The new methodology is in compliance with federal DHHS
policy, issued by May 20, 2008 memorandum.
Future workers’ compensation liabilities will be projected including
Lifetime Awards beyond five years. The
Department’s fixed asset reconciliation process has been reviewed and
procedures identified to ensure proper GAAP reporting treatment of equipment
purchases.
#2 – EXCESS RETAINED EARNINGS BALANCES REPRESENTING
NONCOMPLIANCE WITH FEDERAL REGULATIONS
2008: Agreed. The Department concurs with the
recommendation. The existence of an
excess balance alone is not a violation of A-87. The federal requirement is that excess
balances be remedied through the four methods mentioned above. The Department contends that its adjustment
methods are acceptable.

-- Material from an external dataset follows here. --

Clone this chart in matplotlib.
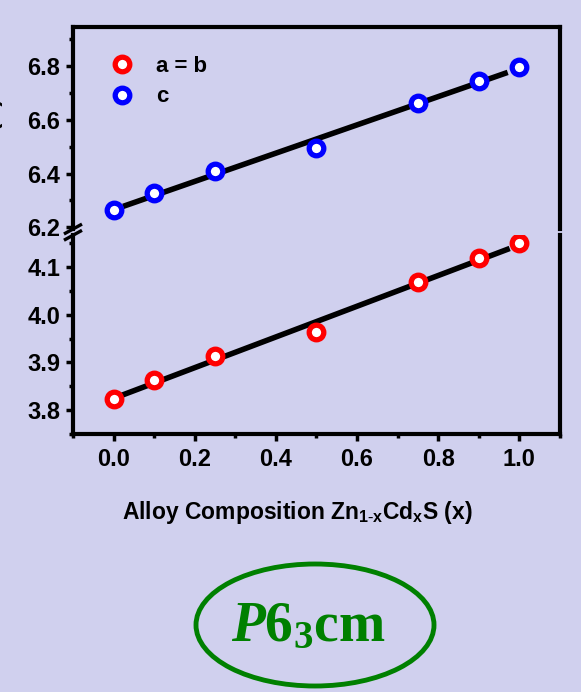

The Department
does agree that adjustments should be timely.
DCMS continues to adjust rates annually (c) and adjust central service
cost allocations annually (d) to reduce exposure to excess balances. However, these annual adjustments cannot
guarantee that excess balances will be entirely eliminated, since rates and
costs are projections and are usage-sensitive.
Billing credits (b), like cash refunds, take multiple years to apply, so
the adjustment occurs no faster than a negotiated payback and requires
significantly more up-front cash which the state does not have. Therefore, direct negotiated paybacks (a)
have always been, and will likely always be, a part of the remedy for excess
balances. The timeliness of direct
paybacks is dependent on the federal review cycle. The federal Dept of HHS
includes imputed interest in the payback calculations in recognition of, and as
compensation for, any delay in remedying the excess balances.
#3 – REPORTING OF COSTS NOT IN ACCORDANCE WITH FEDERAL
REGULATIONS
2008: Agreed. The Department concurs. We have developed a more clear presentation
of the reconciliation process for fiscal year 2008, and we are adjusting our
practices where feasible to reduce the total number of reconciling items.
#4 – INCOMPLETE AND INACCURATE RECORDS OVER COMPUTER SYSTEMS
AND EQUIPMENT
2008: Agreed. The Department concurs. Many of the issues described are related to
legacy environments, and these environments did not have adequate controls in
place prior to moving the servers to the data center. Based on reviews of legacy agencies’ prior
audit reports, it is evident that these systems were not being effectively
managed prior to their move and were at serious risk from an environmental and
security perspective. The Department is
currently pursuing the initiation of a project for a Configuration Management
database to replace the Technical Validation database, which represents all
DCMS managed IT processing equipment.
The Department is also reconciling its databases against the legacy
Agency inventory systems to improve data integrity.
#5 - INADEQUATE DOCUMENTATION OF COMPLIANCE WITH THE FISCAL
CONTROL AND INTERNAL AUDITING ACT
2008: Agreed. IOIA identifies
major FCIAA categories at each of the 38 agencies it
audits. We consider and track FCIAA coverage in all audits performed. We do an annual risk assessment in accordance
with IIA Standards at all agencies subject to audit
by IOIA. From
the risk assessment and additional input from agency management, we prepare an
audit plan that is reviewed and approved by the Governor’s Audit
Committee. We monitor the status of all
planned audits throughout the year. We
amend our plan as necessary to respond to agency requests, changes in the
organization’s environment, audit priorities and the allocation of scarce
resources. Any changes to the audit plan
are documented on change forms approved by the Chief Internal Auditor. The planning and coverage processes were
reviewed and approved by independent auditors who performed an external
assessment peer review of IOIA in 2008. The State Internal Audit Advisory Board (SIAAB) approved the independent auditors who conducted the
peer review. SIAAB
also reviewed and approved the peer review results. We have made significant improvements to our
process, but we acknowledge that no process is perfect, so we will continue to
assess our operations and implement improvements as needed.